Time Variant Characteristics of Piston Wind for Billboards Affiliated with Subway Tunnels

为了预测地铁隧道内由活塞风效应引起的广告牌表面风荷载的时变特性,采用计算流体动力学(computational fluid dynamics, CFD)开展了活塞风三维非稳态流动模拟.基于用户自定义函数(user-defined functions, UDF)定义了列车运行控制与动网格控制程序,搭建了精度更高的活塞风模拟方法,并结合以往的实验与仿真,验证了方法的合理性.在此基础上根据实际隧道断面建立了全尺寸动网格模型,考虑了不同运行速度下由列车运动引起的流场变化,重点关注地铁隧道内不同位置广告牌表面的静压变化.研究结果表明,列车经过广告牌时表面静压由正变负,速度增加时会导致广告牌表面的静压显著增大,对于80 km/h的工况静压幅值能超过500 Pa;对于部分以120 km/h运行的地铁,静压幅值超过1 kPa.
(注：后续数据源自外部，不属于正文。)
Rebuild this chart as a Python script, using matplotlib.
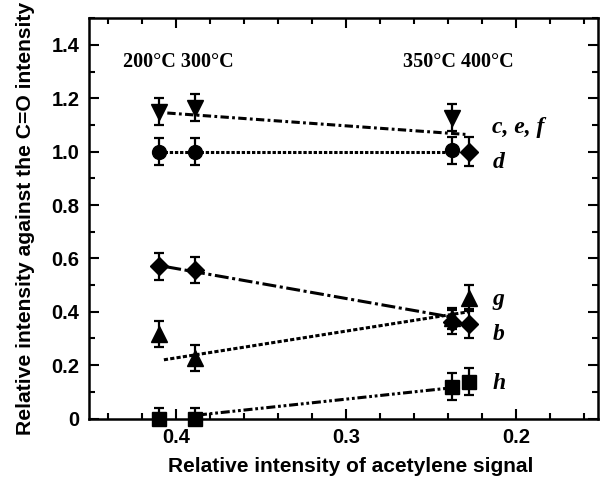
import numpy as np
import matplotlib
matplotlib.use("Agg")
import matplotlib.pyplot as plt
from matplotlib.ticker import MultipleLocator

plt.rcParams['lines.scale_dashes'] = False

# acetylene signal at 200, 300, 350, 400 C
x_temp = [0.410, 0.389, 0.238, 0.228]
temp_text = ["200\u00b0C 300\u00b0C", "350\u00b0C 400\u00b0C"]

# series values (y, error)
cef_y = [1.150, 1.165, 1.128]
cef_err = [0.05, 0.05, 0.05]
d_y = [1.000, 1.000, 1.005]
d_err = [0.05, 0.05, 0.05]
d400_y = [1.000]
d400_err = [0.055]
b_y = [0.570, 0.557, 0.362, 0.355]
b_err = [0.05, 0.05, 0.045, 0.055]
g_y = [0.317, 0.227, 0.375, 0.452]
g_err = [0.05, 0.05, 0.04, 0.05]
h_y = [0.000, 0.000, 0.119, 0.138]
h_err = [0.04, 0.04, 0.05, 0.05]

# trend lines (x ends, y ends)
cef_fit_x, cef_fit_y = [0.405, 0.228], [1.145, 1.064]
d_fit_x, d_fit_y = [0.410, 0.238], [1.000, 1.000]
b_fit_x, b_fit_y = [0.405, 0.238], [0.568, 0.380]
g_fit_x, g_fit_y = [0.407, 0.228], [0.220, 0.400]
h_fit_x, h_fit_y = [0.387, 0.238], [0.013, 0.115]

series_labels = ["c, e, f", "d", "g", "b", "h"]
label_y = [1.09, 0.958, 0.445, 0.313, 0.133]

fig = plt.figure(figsize=(6.0, 4.82), dpi=100)
ax = fig.add_axes([89/600, 1-418.5/482, 509/600, 400.2/482])

lw = 2.2
ax.plot(cef_fit_x, cef_fit_y, color='k', lw=lw, dashes=(6, 2.4, 2, 2.4))
ax.plot(d_fit_x, d_fit_y, color='k', lw=lw, dashes=(2.4, 1.3))
ax.plot(b_fit_x, b_fit_y, color='k', lw=lw, dashes=(10, 2.6, 2.2, 2.6))
ax.plot(g_fit_x, g_fit_y, color='k', lw=lw, dashes=(3, 1.6))
ax.plot(h_fit_x, h_fit_y, color='k', lw=lw, dashes=(6.5, 2, 2, 2, 2, 2))

ekw = dict(fmt='none', ecolor='k', elinewidth=1.6, capsize=3.8, capthick=1.6)
ax.errorbar(x_temp[:3], cef_y, yerr=cef_err, **ekw)
ax.errorbar(x_temp[:3], d_y, yerr=d_err, **ekw)
ax.errorbar(x_temp[3:], d400_y, yerr=d400_err, **ekw)
ax.errorbar(x_temp, b_y, yerr=b_err, **ekw)
ax.errorbar(x_temp, g_y, yerr=g_err, **ekw)
ax.errorbar(x_temp, h_y, yerr=h_err, **ekw)

ax.plot(x_temp[:3], cef_y, 'v', color='k', ms=11, ls='none')
ax.plot(x_temp[:3], d_y, 'o', color='k', ms=10, ls='none')
ax.plot(x_temp[3:], d400_y, 'D', color='k', ms=9, ls='none')
ax.plot(x_temp, g_y, '^', color='k', ms=11, ls='none')
ax.plot(x_temp, b_y, 'D', color='k', ms=9, ls='none')
ax.plot(x_temp, h_y, 's', color='k', ms=10, ls='none', clip_on=False)

for lab, yy in zip(series_labels, label_y):
    ax.text(0.214, yy, lab, family='Liberation Serif', style='italic',
            weight='bold', fontsize=17, va='center', ha='left')

ax.text(0.4312, 1.338, temp_text[0], family='Liberation Serif', weight='bold',
        fontsize=14.5, va='center', ha='left')
ax.text(0.2665, 1.338, temp_text[1], family='Liberation Serif', weight='bold',
        fontsize=14.5, va='center', ha='left')

ax.set_xlim(0.451, 0.152)
ax.set_ylim(0, 1.5)
ax.xaxis.set_minor_locator(MultipleLocator(0.02))
ax.yaxis.set_minor_locator(MultipleLocator(0.1))
ax.set_yticks([0, 0.2, 0.4, 0.6, 0.8, 1.0, 1.2, 1.4])
ax.set_yticklabels(['0', '0.2', '0.4', '0.6', '0.8', '1.0', '1.2', '1.4'])
ax.set_xticks([0.4, 0.3, 0.2])
ax.set_xticklabels(['0.4', '0.3', '0.2'])

ax.tick_params(which='both', direction='in', top=True, right=True, width=1.5)
ax.tick_params(which='major', length=7, pad=7, labelsize=14.5)
ax.tick_params(which='minor', length=4)
for lbl in ax.get_xticklabels() + ax.get_yticklabels():
    lbl.set_family('Liberation Sans')
    lbl.set_weight('bold')
for sp in ax.spines.values():
    sp.set_linewidth(1.8)

ax.set_xlabel('Relative intensity of acetylene signal', family='Liberation Sans',
              weight='bold', fontsize=15, labelpad=7)
ax.xaxis.set_label_coords(0.515, -0.095)
ax.set_ylabel('Relative intensity against the C=O intensity', family='Liberation Sans',
              weight='bold', fontsize=15.2, labelpad=12)

fig.savefig('out.png', dpi=100)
In order to predict the time-variant characteristics of a piston wind for billboards in subway tunnels, a simulation based on computational fluid dynamics was employed to solve the three-dimensional unsteady flow problem. User-defined functions were used to define the movement manipulating the train and the dynamic mesh, thereby leading to the establishment of a more accurate simulation method for the piston wind. The rationality of the method was verified according to previously conducted experiments and simulations by Kim. A full-scale tunnel model was then set up based on a real tunnel cross-section. Different train speeds were taken into account to analyse the flow field changes caused by train movements, thus focusing on the changes of the static pressure on the billboard surfaces in subway tunnels. The results show that speed increases cause the static pressure on the billboards to increase significantly, thus changing from positive to negative when the train passes by. The static pressure amplitudes exceed 500 Pa for train speeds of 80 km/h and 1 kPa for some subways at an operating speed of 120 km/h.